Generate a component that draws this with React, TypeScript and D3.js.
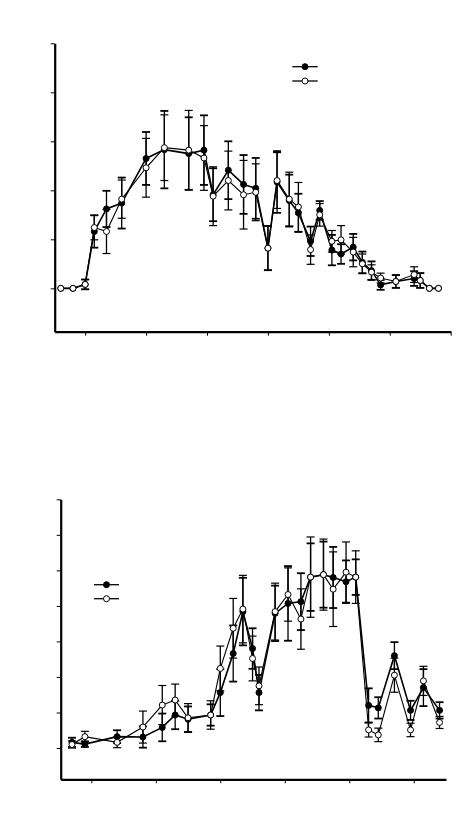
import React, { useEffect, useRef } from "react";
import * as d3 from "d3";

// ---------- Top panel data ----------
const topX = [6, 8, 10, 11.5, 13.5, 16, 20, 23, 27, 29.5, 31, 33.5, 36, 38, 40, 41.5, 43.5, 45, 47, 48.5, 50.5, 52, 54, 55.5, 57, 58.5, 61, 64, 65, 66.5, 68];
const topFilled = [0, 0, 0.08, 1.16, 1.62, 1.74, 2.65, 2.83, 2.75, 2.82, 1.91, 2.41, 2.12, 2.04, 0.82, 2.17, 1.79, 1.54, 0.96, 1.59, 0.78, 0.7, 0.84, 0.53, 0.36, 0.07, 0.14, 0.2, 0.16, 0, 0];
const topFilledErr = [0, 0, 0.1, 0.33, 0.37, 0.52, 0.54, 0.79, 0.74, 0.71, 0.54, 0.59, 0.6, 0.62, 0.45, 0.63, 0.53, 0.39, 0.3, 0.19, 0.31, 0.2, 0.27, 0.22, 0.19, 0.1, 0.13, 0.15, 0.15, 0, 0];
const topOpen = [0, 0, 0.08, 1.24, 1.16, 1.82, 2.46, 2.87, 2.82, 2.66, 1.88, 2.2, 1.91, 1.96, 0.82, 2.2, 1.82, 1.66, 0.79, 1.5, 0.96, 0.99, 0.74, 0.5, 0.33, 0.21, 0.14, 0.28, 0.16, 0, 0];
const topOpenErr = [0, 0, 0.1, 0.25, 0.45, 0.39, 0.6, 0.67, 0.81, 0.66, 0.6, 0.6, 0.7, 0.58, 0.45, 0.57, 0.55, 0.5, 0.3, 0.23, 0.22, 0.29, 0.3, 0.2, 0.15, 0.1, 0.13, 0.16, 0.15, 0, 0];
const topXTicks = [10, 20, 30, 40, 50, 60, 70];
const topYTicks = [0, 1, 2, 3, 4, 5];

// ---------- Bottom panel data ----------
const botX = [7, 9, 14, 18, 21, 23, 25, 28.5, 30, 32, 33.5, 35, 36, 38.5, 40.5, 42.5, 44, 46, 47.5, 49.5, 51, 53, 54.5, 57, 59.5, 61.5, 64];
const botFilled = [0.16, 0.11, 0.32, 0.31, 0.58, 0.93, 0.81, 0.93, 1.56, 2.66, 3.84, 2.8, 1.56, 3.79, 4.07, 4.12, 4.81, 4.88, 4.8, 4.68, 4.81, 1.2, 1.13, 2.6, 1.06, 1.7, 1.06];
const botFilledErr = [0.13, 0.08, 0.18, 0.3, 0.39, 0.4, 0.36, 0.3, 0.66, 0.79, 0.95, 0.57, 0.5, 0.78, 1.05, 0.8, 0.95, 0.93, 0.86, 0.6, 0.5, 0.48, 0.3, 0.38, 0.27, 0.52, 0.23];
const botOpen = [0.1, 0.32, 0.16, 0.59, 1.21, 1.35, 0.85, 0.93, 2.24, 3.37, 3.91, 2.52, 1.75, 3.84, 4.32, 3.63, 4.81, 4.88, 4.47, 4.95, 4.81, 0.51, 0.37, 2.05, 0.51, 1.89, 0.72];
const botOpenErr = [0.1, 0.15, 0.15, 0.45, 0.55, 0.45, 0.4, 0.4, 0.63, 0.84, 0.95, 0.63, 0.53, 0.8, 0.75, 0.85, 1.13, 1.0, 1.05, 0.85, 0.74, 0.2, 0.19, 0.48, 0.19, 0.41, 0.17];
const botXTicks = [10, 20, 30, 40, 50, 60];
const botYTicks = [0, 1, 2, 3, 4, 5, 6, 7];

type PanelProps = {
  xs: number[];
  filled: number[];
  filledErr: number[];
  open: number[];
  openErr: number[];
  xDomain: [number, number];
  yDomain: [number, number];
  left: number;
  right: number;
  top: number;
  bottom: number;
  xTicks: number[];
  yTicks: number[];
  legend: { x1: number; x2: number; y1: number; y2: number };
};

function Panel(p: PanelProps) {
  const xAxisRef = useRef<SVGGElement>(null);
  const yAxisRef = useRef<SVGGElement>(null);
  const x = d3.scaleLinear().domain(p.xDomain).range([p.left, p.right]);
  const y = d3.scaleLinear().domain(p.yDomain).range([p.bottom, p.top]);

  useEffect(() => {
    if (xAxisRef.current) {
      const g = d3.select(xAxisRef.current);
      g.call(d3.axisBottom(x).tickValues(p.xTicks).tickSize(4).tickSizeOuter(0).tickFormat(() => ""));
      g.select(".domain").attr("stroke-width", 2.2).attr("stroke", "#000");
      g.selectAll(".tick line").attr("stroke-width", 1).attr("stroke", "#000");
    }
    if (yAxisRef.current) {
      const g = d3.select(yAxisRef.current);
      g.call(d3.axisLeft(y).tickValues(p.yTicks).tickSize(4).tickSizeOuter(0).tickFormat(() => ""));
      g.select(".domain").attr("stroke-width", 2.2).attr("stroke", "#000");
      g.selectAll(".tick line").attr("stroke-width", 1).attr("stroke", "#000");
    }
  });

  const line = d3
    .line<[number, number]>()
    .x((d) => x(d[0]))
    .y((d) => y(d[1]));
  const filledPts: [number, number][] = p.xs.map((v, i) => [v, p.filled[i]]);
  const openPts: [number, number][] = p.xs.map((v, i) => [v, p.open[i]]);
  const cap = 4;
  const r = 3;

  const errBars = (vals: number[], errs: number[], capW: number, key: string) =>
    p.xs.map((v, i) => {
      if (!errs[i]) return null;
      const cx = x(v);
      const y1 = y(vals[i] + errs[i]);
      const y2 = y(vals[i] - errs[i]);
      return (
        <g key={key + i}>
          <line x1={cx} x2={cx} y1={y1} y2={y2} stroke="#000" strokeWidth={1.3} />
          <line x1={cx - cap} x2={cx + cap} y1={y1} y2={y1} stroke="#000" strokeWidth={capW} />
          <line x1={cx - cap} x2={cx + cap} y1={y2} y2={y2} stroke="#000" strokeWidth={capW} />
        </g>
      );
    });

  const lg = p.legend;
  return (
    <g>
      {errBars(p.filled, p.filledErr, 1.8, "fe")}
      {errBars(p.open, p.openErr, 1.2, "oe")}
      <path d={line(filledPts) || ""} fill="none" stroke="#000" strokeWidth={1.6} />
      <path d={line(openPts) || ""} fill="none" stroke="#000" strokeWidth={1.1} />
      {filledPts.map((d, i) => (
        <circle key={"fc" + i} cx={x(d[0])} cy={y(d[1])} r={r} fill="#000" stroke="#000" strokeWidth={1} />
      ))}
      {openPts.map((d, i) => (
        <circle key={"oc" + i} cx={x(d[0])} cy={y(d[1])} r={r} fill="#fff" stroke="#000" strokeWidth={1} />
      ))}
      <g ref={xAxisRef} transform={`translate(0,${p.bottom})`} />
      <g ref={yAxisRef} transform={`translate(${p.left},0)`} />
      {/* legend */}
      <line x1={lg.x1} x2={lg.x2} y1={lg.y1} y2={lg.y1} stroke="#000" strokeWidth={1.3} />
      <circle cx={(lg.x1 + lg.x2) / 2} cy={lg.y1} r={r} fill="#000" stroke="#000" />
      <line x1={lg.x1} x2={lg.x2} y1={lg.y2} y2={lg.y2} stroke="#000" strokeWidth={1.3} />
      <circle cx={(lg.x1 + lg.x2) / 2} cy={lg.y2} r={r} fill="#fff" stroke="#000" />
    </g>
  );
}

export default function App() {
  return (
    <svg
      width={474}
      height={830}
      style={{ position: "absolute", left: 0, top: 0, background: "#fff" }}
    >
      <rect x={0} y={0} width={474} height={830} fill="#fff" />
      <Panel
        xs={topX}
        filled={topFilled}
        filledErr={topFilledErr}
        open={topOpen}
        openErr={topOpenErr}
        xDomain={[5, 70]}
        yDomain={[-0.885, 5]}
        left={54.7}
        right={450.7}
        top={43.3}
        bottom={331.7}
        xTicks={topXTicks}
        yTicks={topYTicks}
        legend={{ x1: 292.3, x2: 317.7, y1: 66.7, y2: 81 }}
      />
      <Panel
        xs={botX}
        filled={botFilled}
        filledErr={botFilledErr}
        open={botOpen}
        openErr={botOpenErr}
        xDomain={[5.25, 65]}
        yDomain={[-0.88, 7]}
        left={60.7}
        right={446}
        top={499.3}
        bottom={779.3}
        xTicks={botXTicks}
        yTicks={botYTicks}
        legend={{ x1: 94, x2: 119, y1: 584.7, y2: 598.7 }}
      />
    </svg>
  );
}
...
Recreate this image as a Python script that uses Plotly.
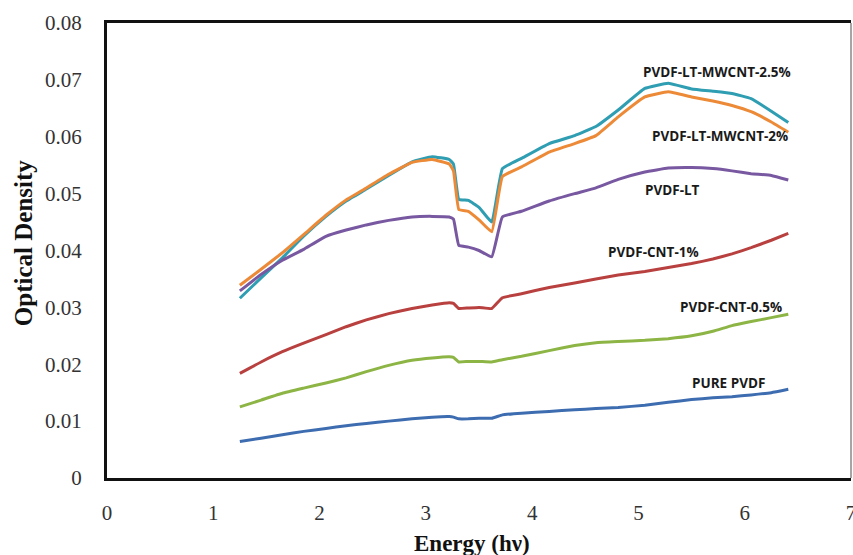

* _Problem statement_:
List every line in the records above that contains the word "this".

* _Response to the exercise_:
Generate a component that draws this with React, TypeScript and D3.js.
Recreate this image as a Python script that uses Plotly.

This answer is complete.